By design, a manager’s job is to manage people. This requires telling your staff what to work on and then providing them feedback on their job performance. It also requires that you provide upper management with the status of projects, accomplishments and issues. At a department level, it’s also your role to facilitate the coordination with other department such as HR, finance and your peer departments. The bottom line is that the better you communicate, the easier it will be for you to become an effective manager.

Depending on your professional area and your personal strengths and weaknesses, good communication can be a difficult thing to achieve. From an educational perspective, I went to college for accounting and computer information systems. Of the fifty classes I took over four years as an undergraduate student, only one optional elective dealt with personal communication. This was a class on public speaking.

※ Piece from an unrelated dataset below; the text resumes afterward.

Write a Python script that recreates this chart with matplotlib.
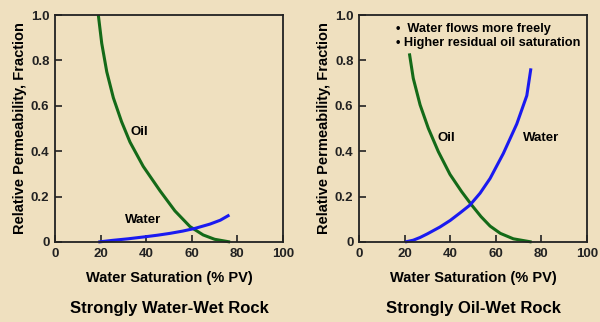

For many of us, particularly those of us in technical roles, we were told that we did such a good job as an individual contributor in our profession area, that we should take a new job (as manager) where we had no formal training, no on-the-job experience, and no formal education on proper business communication. Thus, a new manager was born.

As a manager, communication takes many forms, as outlined below.

  • Justify your budget requirements
  • Write status reports
  • Make presentation to justifying hiring needs
  • Giving work direction to your team
  • Write and give performance reviews
  • Facilitate staff meeting
  • Participating in cross-department activities

When looking at the list above, you will see that this manager-based communication comes in three primary forms: written text, formal presentations, and personal interaction. Take comfort in knowing that most people are not great in all three.

The trick for you, as a manager is twofold. First, lead with your strengths. Second, work to improve your weaknesses to an acceptable level by practice, instruction, and ongoing mentoring/support.

I’ll use myself as an example, I think I write well (I hope you think so too), but I proofread very poorly. I’m somewhat dyslexic and words like “from” and “form” or missing pronouns in sentences are totally missed by my proofreading eye.  Also, I skim received emails, rather than read them deeply.

I compensate for these personal challenges by, if appropriate;

  • Returning what could be lengthy written emails with phone calls
  • Have my presentations and written documents (including the column) proofread by someone else
  • Tell my staff to include the word “important” in the subject line if they want to make sure I read it

The moral of the story here is not to learn what I do, but to understand none of us are perfect. We all have communication-based strengths and weaknesses. Some people hate to do public speaking. Some people consider themselves to be very poor writers. Other people are less comfortable with one-on-one personal interaction.

The trick is that if you just feel uncomfortable communicating, regardless of the communication medium, step outside your comfort zone and try it. You may find that over time your skills improve, or you develop procedures to compensate for areas of personal challenge. Who knows, in some cases you may grow to like a previously dreaded activity and move a personal weakness to a professional strength.